An advisory group established to advise on the development of relationships and sexual education in schools found that children receive informal and unsupervised information about relationships and sexuality; such information may be inadequate and inappropriate; young people are already exposed to a variety of sexual practices and attitudes through the media, particularly television, film and social media; children are maturing physically at an even earlier age; the roles of men and women in society are changing; there are health issues associated with sexual practice; young people are becoming sexually active at an earlier age than in the past; and the nature of family life is changing in a way that places many pressures on children and young people. We must have a relationships and sexual education curriculum in schools that will capture this.
Although relationships and sexual education is a mandatory programme, it is not taught in all schools and in all classes. This is 2021, but it sometimes feels as if it is 1921. This is particularly the case, as was mentioned previously, for young people in the LGBTQ+ community due to the lack of inclusion in the current Department of Education model, let alone courses that have been compiled by religious organisations, such as the Flourish programme. The Flourish programme is not fit-for-purpose for relationships and sexuality education for children. It is discriminatory to LGBTQ children and families. When it comes to relationships and sexual education, the religious doctrine cannot influence how it is taught to children. If the Catholic Church does not feel that teaching proper, factual and up-to-date sexual education in schools is appropriate, it says more about the Catholic Church than it does about the young people who attend its schools.
No child should feel that his or her identity, sexuality or family circumstances are lesser because they are not included in the sexual education programme prescribed by the child's school, the ethos of that school or the teacher. Due in large part to outdated legislation, schools are picking and choosing the parts of the sexual curriculum to deliver to their students. This means that many of the key issues surrounding safe sex, contraceptives and crisis pregnancies are often barely touched on or are left out entirely. These areas are discussed even less frequently or often not at all in the context of same-sex relationships.

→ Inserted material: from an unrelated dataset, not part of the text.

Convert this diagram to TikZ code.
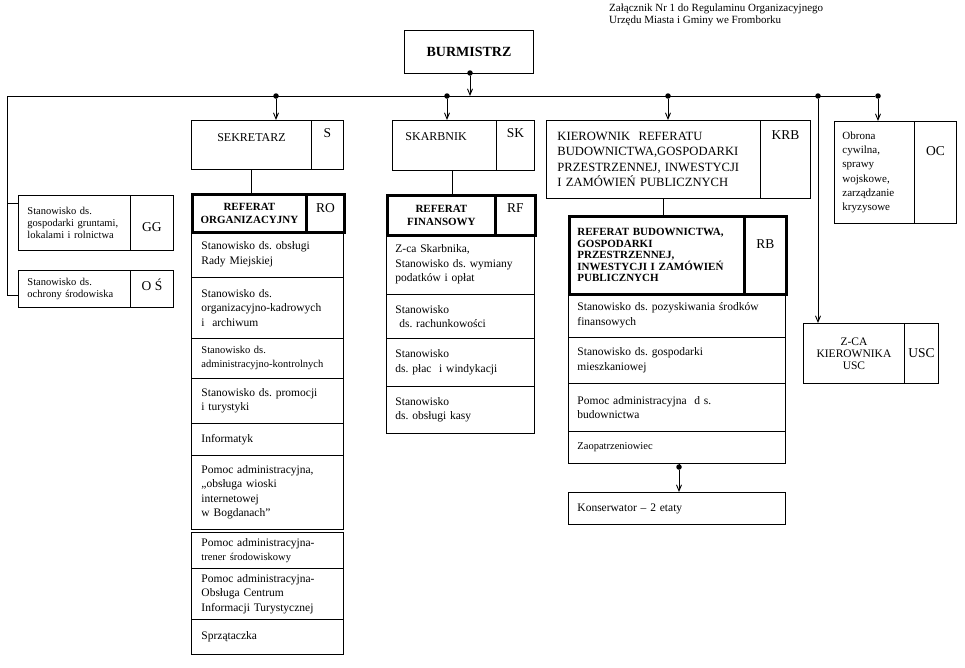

As I said, it is 2021, not 1921. The access young people have to the Internet is not something I experienced when I was younger. If not monitored, this can lead to young people accessing sites that will give them a false realisation of what sex is and of what sexual consent is. The fact that sexual consent is often left out of discussions in schools is a red flag that indicates why we must update the relationships and sexual education curriculum in schools. If we teach young people about consent at a young age, it will help them become informed, respectful decision makers as adults.